Electronic structure engineering achieved via organic ligands in silicon nanocrystals

A class of important semiconductors, such as Si, Ge, or C, has an indirect band gap, which critically limits their optical properties. Lack of efficient emission is especially unfortunate for silicon, where Si light sources could enable realization of the long-awaited on-chip-integrated Si laser for an integrated optical computing CPU architecture. Hence, methods toward the improvement of optical properties of Si-based materials are in high demand. Unlike most of the applied light-emitting semiconductor nanocrystals (NCs) with a direct band gap, the radiative rate in covalent silicon NCs (SiNCs) is size-dependent but remains low even for the smallest SiNCs. Additionally, the radiative rate is also ligand-sensitive, and the covalent bond with ligands is very rigid and static and could be, in principle, used for straining via steric hindrance, further influencing the radiative rates.

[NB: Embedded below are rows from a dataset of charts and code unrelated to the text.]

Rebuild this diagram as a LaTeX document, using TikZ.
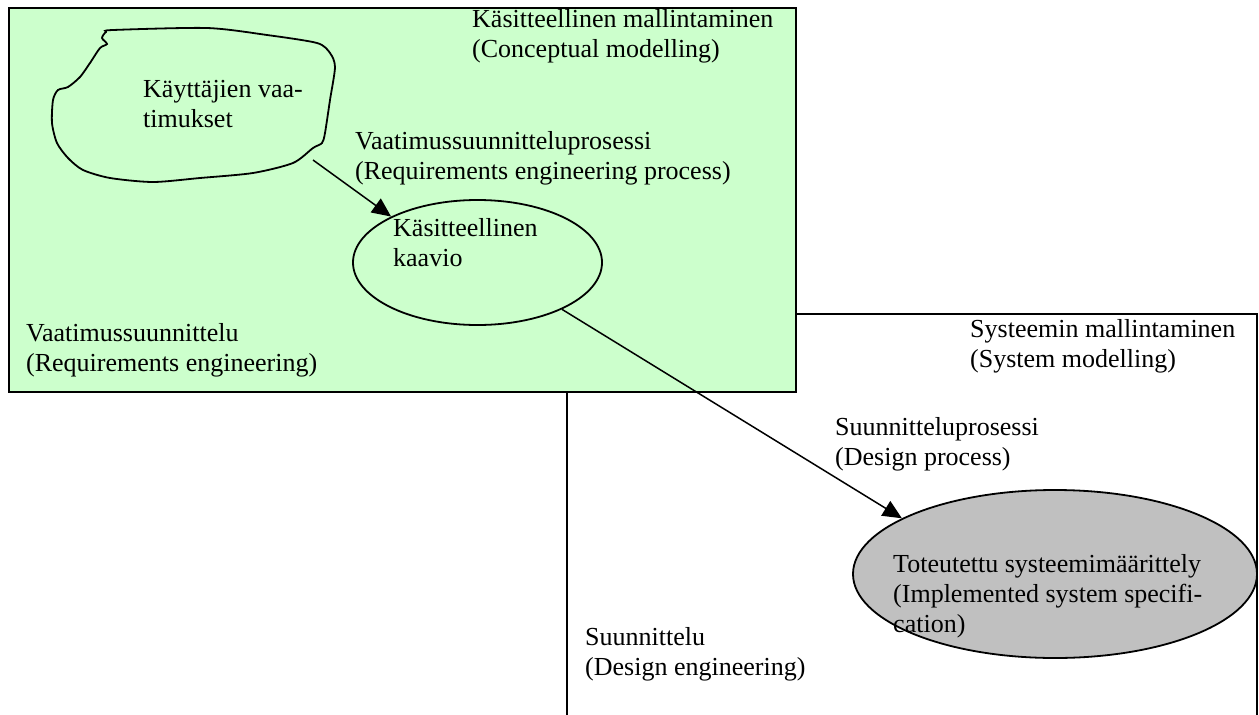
\documentclass[tikz,border=0pt]{standalone}
\usepackage{fontspec}
\setmainfont{Liberation Serif}
\usetikzlibrary{shapes.geometric,arrows.meta}
\definecolor{conceptgreen}{HTML}{CCFFCC}
\definecolor{implgray}{HTML}{C0C0C0}
% left-aligned rows, baseline at the first row
\newcommand\textrows[1]{\vtop{\halign{##\hfil\cr#1\crcr}}}
\tikzset{
  lbl/.style={anchor=base west, inner sep=0pt, font=\fontsize{26}{30}\selectfont},
  frame/.style={draw=black, line width=2pt},
  bubble/.style={ellipse, draw=black, line width=1.8pt, inner sep=0pt},
  conn/.style={draw=black, line width=1.5pt, -{Triangle[length=19pt,width=17pt]}},
}
\begin{document}
\begin{tikzpicture}[x=1pt,y=-1pt]
\useasboundingbox (0,0) rectangle (1259,715);
\fill[white] (0,0) rectangle (1259,715);

% system modelling area (open at the bottom)
\draw[frame] (567,715) -- (567,314) -- (1257,314) -- (1257,715);

% conceptual modelling area
\filldraw[frame, fill=conceptgreen] (9,8) rectangle (796,392);

% users' requirements (free-hand cloud)
\draw[line width=1.8pt, fill=conceptgreen]
  plot[smooth cycle, tension=0.45] coordinates {
    (113,30) (207,28) (267,35) (317,43) (330,53) (335,67) (330,100)
    (325,133) (322,143) (313,148) (293,163) (253,173) (200,178)
    (153,182) (110,178) (83,170) (68,158) (57,143) (52,123) (53,100)
    (58,90) (68,87) (80,77) (90,63) (100,48) (107,44) (102,38) (106,32)};
\coordinate (reqstart) at (313,160);

% concept schema and implemented specification
\node[bubble, fill=conceptgreen, minimum width=249pt, minimum height=125pt] (concept) at (477.5,262.5) {};
\node[bubble, fill=implgray, minimum width=404pt, minimum height=168pt] (impl) at (1055,574) {};

% processes
\draw[conn] (reqstart) -- (concept.152.5);
\draw[conn] (concept.-29) -- (impl.160);

% labels
\node[lbl] (tconc) at (472,27) {\textrows{Käsitteellinen mallintaminen\cr(Conceptual modelling)}};
\node[lbl] (tuser) at (143,97) {\textrows{Käyttäjien vaa-\cr timukset}};
\node[lbl] (trep) at (355,149) {\textrows{Vaatimussuunnitteluprosessi\cr(Requirements engineering process)}};
\node[lbl] (tschema) at (393,236) {\textrows{Käsitteellinen\cr kaavio}};
\node[lbl] (treq) at (26,341) {\textrows{Vaatimussuunnittelu\cr(Requirements engineering)}};
\node[lbl] (tsys) at (970,337) {\textrows{Systeemin mallintaminen\cr(System modelling)}};
\node[lbl] (tdp) at (835,435) {\textrows{Suunnitteluprosessi\cr(Design process)}};
\node[lbl] (timpl) at (893,572) {\textrows{Toteutettu systeemimäärittely\cr(Implemented system specifi-\cr cation)}};
\node[lbl] (tde) at (585,645) {\textrows{Suunnittelu\cr(Design engineering)}};
\end{tikzpicture}
\end{document}
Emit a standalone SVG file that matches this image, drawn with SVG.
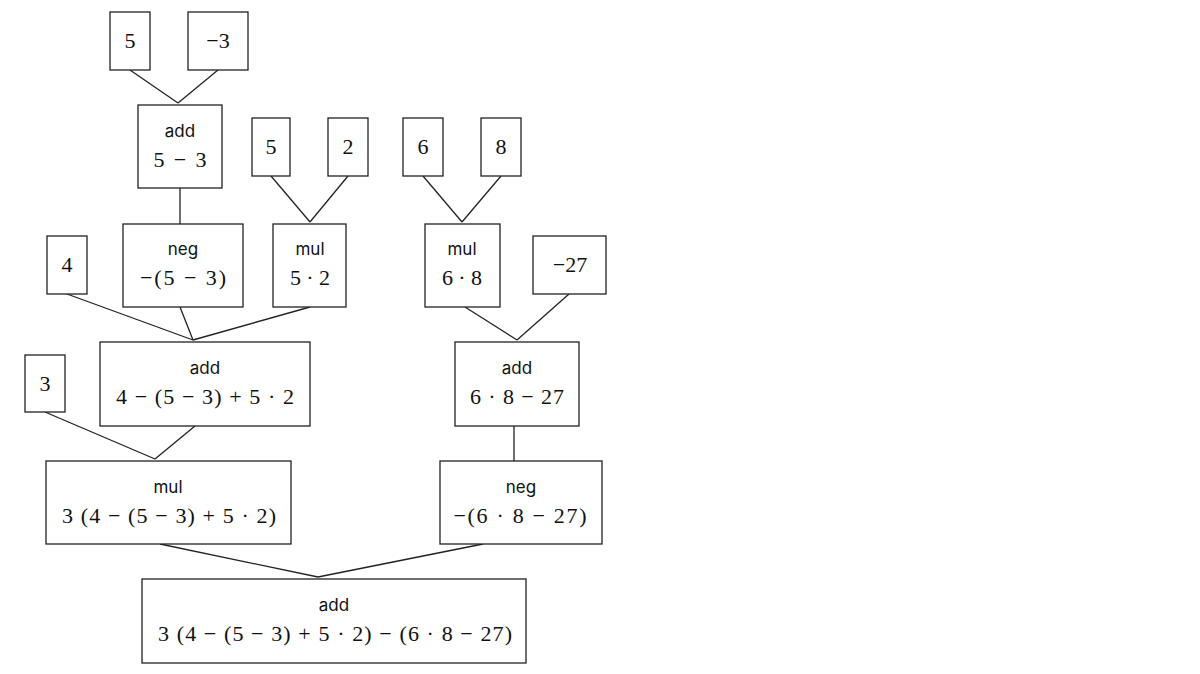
<svg xmlns="http://www.w3.org/2000/svg" width="1200" height="674" viewBox="0 0 1200 674">
<style>
.b{fill:#fff;stroke:#222;stroke-width:1.3}
.l{font-family:Inter,"Noto Sans",sans-serif;font-size:17px;text-anchor:middle;fill:#111}
.m{font-family:"Liberation Serif",serif;font-size:22px;text-anchor:middle;fill:#111}
#c line{stroke:#222;stroke-width:1.3}
</style>
<rect width="1200" height="674" fill="#fff"/>
<g id="c">
<line x1="130" y1="70" x2="178" y2="103"/><line x1="218" y1="70" x2="178" y2="103"/>
<line x1="180" y1="188" x2="180" y2="224"/>
<line x1="271" y1="176" x2="310" y2="222"/><line x1="348" y1="176" x2="310" y2="222"/>
<line x1="423" y1="176" x2="462" y2="222"/><line x1="501" y1="176" x2="462" y2="222"/>
<line x1="67" y1="294" x2="193" y2="340"/><line x1="180" y1="307" x2="193" y2="340"/><line x1="310" y1="307" x2="193" y2="340"/>
<line x1="465" y1="307" x2="517" y2="340"/><line x1="569" y1="294" x2="517" y2="340"/>
<line x1="45" y1="412" x2="155" y2="459"/><line x1="195" y1="426" x2="155" y2="459"/>
<line x1="514" y1="426" x2="514" y2="461"/>
<line x1="160" y1="544" x2="318" y2="577"/><line x1="483" y1="544" x2="318" y2="577"/>
</g>
<g id="n1"><rect class="b" x="110" y="12" width="40" height="58"/><text class="m" x="130" y="48">5</text></g>
<g id="n2"><rect class="b" x="188" y="12" width="60" height="58"/><text class="m" x="218" y="48">−3</text></g>
<g id="n3"><rect class="b" x="138" y="105" width="84" height="83"/><text class="l" x="180" y="137">add</text><text class="m" x="180" y="167" textLength="53" lengthAdjust="spacing">5 − 3</text></g>
<g id="n4"><rect class="b" x="252" y="118" width="38" height="58"/><text class="m" x="271" y="154">5</text></g>
<g id="n5"><rect class="b" x="328" y="118" width="40" height="58"/><text class="m" x="348" y="154">2</text></g>
<g id="n6"><rect class="b" x="403" y="118" width="40" height="58"/><text class="m" x="423" y="154">6</text></g>
<g id="n7"><rect class="b" x="481" y="118" width="40" height="58"/><text class="m" x="501" y="154">8</text></g>
<g id="n8"><rect class="b" x="123" y="224" width="120" height="83"/><text class="l" x="183" y="255">neg</text><text class="m" x="183" y="285" textLength="86" lengthAdjust="spacing">−(5 − 3)</text></g>
<g id="n9"><rect class="b" x="273" y="224" width="73" height="83"/><text class="l" x="310" y="255">mul</text><text class="m" x="310" y="285" textLength="40" lengthAdjust="spacing">5 · 2</text></g>
<g id="n10"><rect class="b" x="425" y="224" width="75" height="83"/><text class="l" x="462" y="255">mul</text><text class="m" x="462" y="285" textLength="40" lengthAdjust="spacing">6 · 8</text></g>
<g id="n11"><rect class="b" x="533" y="236" width="73" height="58"/><text class="m" x="570" y="272">−27</text></g>
<g id="n12"><rect class="b" x="47" y="236" width="40" height="58"/><text class="m" x="67" y="272">4</text></g>
<g id="n13"><rect class="b" x="100" y="342" width="210" height="84"/><text class="l" x="205" y="374">add</text><text class="m" x="205" y="404" textLength="178" lengthAdjust="spacing">4 − (5 − 3) + 5 · 2</text></g>
<g id="n14"><rect class="b" x="25" y="355" width="40" height="57"/><text class="m" x="45" y="391">3</text></g>
<g id="n15"><rect class="b" x="455" y="342" width="124" height="84"/><text class="l" x="517" y="374">add</text><text class="m" x="517" y="404" textLength="94" lengthAdjust="spacing">6 · 8 − 27</text></g>
<g id="n16"><rect class="b" x="46" y="461" width="245" height="83"/><text class="l" x="168" y="493">mul</text><text class="m" x="169" y="523" textLength="214" lengthAdjust="spacing">3 (4 − (5 − 3) + 5 · 2)</text></g>
<g id="n17"><rect class="b" x="440" y="461" width="162" height="83"/><text class="l" x="521" y="493">neg</text><text class="m" x="520" y="523" textLength="133" lengthAdjust="spacing">−(6 · 8 − 27)</text></g>
<g id="n18"><rect class="b" x="142" y="579" width="384" height="84"/><text class="l" x="334" y="611">add</text><text class="m" x="335" y="641" textLength="354" lengthAdjust="spacing">3 (4 − (5 − 3) + 5 · 2) − (6 · 8 − 27)</text></g>
</svg>
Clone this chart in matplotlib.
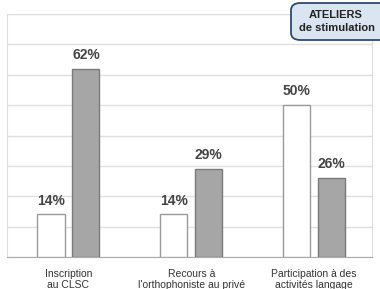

In this work, we use the self-consistent density functional theory (DFT) simulation together with a “fuzzy” band-structure concept to show the effect of covalently bonded ligands on the electronic structure of NCs and their k⃗-space projection. For instance, in 2 nm large SiNCs with C-linked organic ligands, we demonstrate that radiative rates can be manipulated by ligands to a considerable extent through an intricate interplay between charge transfer from the core to the ligand, orbital delocalization, and strain by steric hindrance. We propose that the tunability of electronic properties achieved via ligands in covalent systems offers a possible direction toward the design of an ideal Si light-emitting system.